> **WHAT YOU NEED TO DO**
Look for the string "this" in every line, and copy each line that has it.
-=-=-
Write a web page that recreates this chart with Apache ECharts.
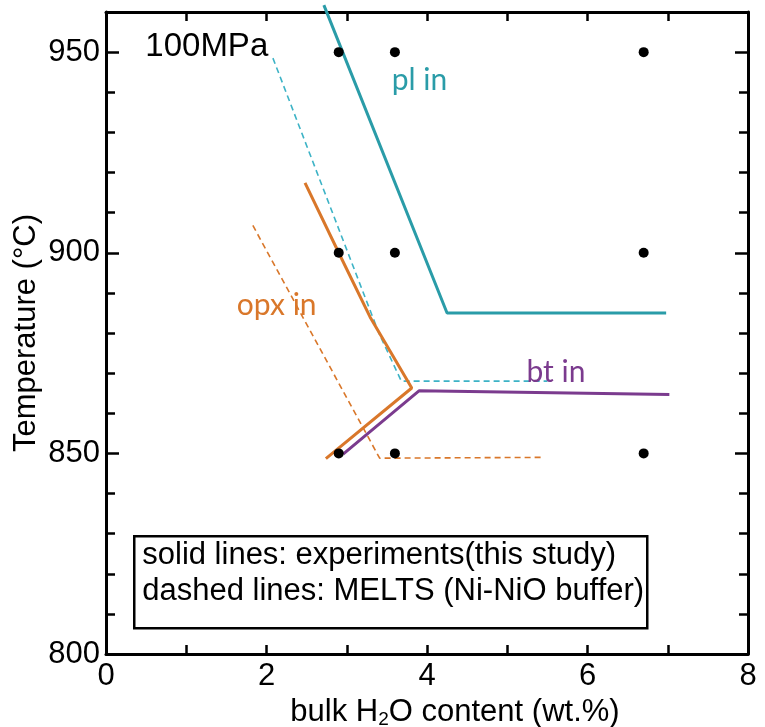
<!DOCTYPE html>
<html>
<head>
<meta charset="utf-8">
<script src="https://cdn.jsdelivr.net/npm/echarts@6/dist/echarts.min.js"></script>
<style>
  html, body { margin: 0; padding: 0; background: #fff; }
  #chart { width: 765px; height: 727px; }
</style>
</head>
<body>
<div id="chart"></div>
<script>
// Phase boundaries at 100 MPa: bulk H2O (wt.%) vs temperature (°C)
const runPoints = [
  [2.9, 950], [3.6, 950], [6.7, 950],
  [2.9, 900], [3.6, 900], [6.7, 900],
  [2.9, 850], [3.6, 850], [6.7, 850]
];

// experimental boundaries (solid)
const plIn = [[2.715, 961.7], [4.25, 885], [6.98, 885]];
const opxIn = [[2.48, 917.4], [2.90, 900], [3.29, 884], [3.81, 866.3], [2.74, 848.7]];
const btIn = [[2.955, 849.8], [3.90, 865.6], [7.02, 864.7]];

// MELTS boundaries (dashed)
const plInMelts = [[2.08, 948.5], [3.40, 880], [3.68, 868], [5.50, 868]];
const opxInMelts = [[1.83, 906.8], [3.41, 848.8], [5.43, 849]];

// curve labels placed at data coordinates
const curveLabels = [
  { name: '100MPa', pos: [0.49, 951.3], color: '#000000', font: 'Liberation Sans', size: 33 },
  { name: 'pl in', pos: [3.56, 943], color: '#2a9ca8', font: 'Lato', size: 30 },
  { name: 'opx in', pos: [1.63, 887], color: '#d9772a', font: 'Lato', size: 30 },
  { name: 'bt in', pos: [5.24, 870.3], color: '#7b3b8e', font: 'Lato', size: 30 }
];

const xTickLabels = ['0', '2', '4', '6', '8'];
const yTickLabels = ['800', '850', '900', '950'];

const TEAL = '#2a9ca8';
const TEAL_DASH = '#3db3c6';
const ORANGE = '#d9772a';
const PURPLE = '#7b3b8e';
const FONT = 'Liberation Sans, Arial, sans-serif';

const chart = echarts.init(document.getElementById('chart'), null, { renderer: 'canvas' });

const axisLine = { show: true, lineStyle: { color: '#000', width: 3 } };
const tick = (len) => ({ show: true, inside: true, length: len, lineStyle: { color: '#000', width: 2.5 } });

const option = {
  backgroundColor: '#ffffff',
  animation: false,
  grid: { left: 106, right: 17, top: 12, bottom: 73, containLabel: false, outerBoundsMode: 'none' },
  xAxis: [
    {
      type: 'value', min: 0, max: 8, interval: 1, position: 'bottom',
      axisLine, axisTick: tick(9), splitLine: { show: false },
      axisLabel: {
        margin: 7, color: '#000', fontFamily: FONT, fontSize: 31,
        formatter: (v) => xTickLabels.includes(String(v)) ? String(v) : ''
      },
      name: 'bulk H{sub|2}O content (wt.%)',
      nameLocation: 'middle', nameGap: 32,
      nameTextStyle: {
        color: '#000', fontFamily: FONT, fontSize: 31, padding: [0, 0, 0, 56],
        rich: { sub: { fontFamily: FONT, fontSize: 19, verticalAlign: 'bottom', padding: [14, 0, 0, 0] } }
      }
    },
    {
      type: 'value', min: 0, max: 8, interval: 1, position: 'top',
      axisLine, axisTick: tick(9), axisLabel: { show: false }, splitLine: { show: false }
    }
  ],
  yAxis: [
    {
      type: 'value', min: 800, max: 960, interval: 10, position: 'left',
      axisLine, axisTick: tick(9), splitLine: { show: false },
      axisLabel: {
        margin: 6, color: '#000', fontFamily: FONT, fontSize: 31,
        formatter: (v) => yTickLabels.includes(String(v)) ? String(v) : ''
      },
      name: 'Temperature (°C)',
      nameLocation: 'middle', nameGap: 64, nameMoveOverlap: false,
      nameTextStyle: { color: '#000', fontFamily: FONT, fontSize: 31 }
    },
    {
      type: 'value', min: 800, max: 960, interval: 50, position: 'left',
      axisLine: { show: false }, axisTick: tick(13), axisLabel: { show: false }, splitLine: { show: false }
    },
    {
      type: 'value', min: 800, max: 960, interval: 10, position: 'right',
      axisLine, axisTick: tick(9), axisLabel: { show: false }, splitLine: { show: false }
    },
    {
      type: 'value', min: 800, max: 960, interval: 50, position: 'right',
      axisLine: { show: false }, axisTick: tick(13), axisLabel: { show: false }, splitLine: { show: false }
    }
  ],
  series: [
    {
      name: 'pl in (MELTS)', type: 'line', data: plInMelts, symbol: 'none', clip: false,
      lineStyle: { color: TEAL_DASH, width: 1.6, type: [6, 4] }, z: 2
    },
    {
      name: 'opx in (MELTS)', type: 'line', data: opxInMelts, symbol: 'none', clip: false,
      lineStyle: { color: ORANGE, width: 1.6, type: [6, 4] }, z: 2
    },
    {
      name: 'pl in', type: 'line', data: plIn, symbol: 'none', clip: false,
      lineStyle: { color: TEAL, width: 3 }, z: 3
    },
    {
      name: 'opx in', type: 'line', data: opxIn, symbol: 'none', clip: false,
      lineStyle: { color: ORANGE, width: 3 }, z: 3
    },
    {
      name: 'bt in', type: 'line', data: btIn, symbol: 'none', clip: false,
      lineStyle: { color: PURPLE, width: 3 }, z: 3
    },
    {
      name: 'runs', type: 'scatter', data: runPoints, symbol: 'circle', symbolSize: 10,
      itemStyle: { color: '#000', opacity: 1 }, z: 4
    },
    {
      name: 'labels', type: 'scatter', symbolSize: 0, z: 5, silent: true,
      itemStyle: { opacity: 1 },
      data: curveLabels.map((d) => ({
        value: d.pos,
        label: {
          show: true, position: 'right', distance: 0, formatter: d.name,
          color: d.color, fontFamily: d.font, fontSize: d.size, opacity: 1
        }
      }))
    }
  ],
  graphic: [
    {
      type: 'group', left: 133, top: 535,
      children: [
        {
          type: 'rect', shape: { x: 0, y: 0, width: 513, height: 92 },
          style: { fill: '#fff', stroke: '#000', lineWidth: 2.5 }
        },
        {
          type: 'text', x: 8, y: 19,
          style: { text: 'solid lines: experiments(this study)', fill: '#000', font: '31px ' + FONT, textVerticalAlign: 'middle' }
        },
        {
          type: 'text', x: 8, y: 55,
          style: { text: 'dashed lines: MELTS (Ni-NiO buffer)', fill: '#000', font: '31px ' + FONT, textVerticalAlign: 'middle' }
        }
      ]
    }
  ]
};

chart.setOption(option);
</script>
</body>
</html>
-=-=-
> **RESULT**
Write a web page that recreates this chart with Apache ECharts.
          style: { text: 'solid lines: experiments(this study)', fill: '#000', font: '31px ' + FONT, textVerticalAlign: 'middle' }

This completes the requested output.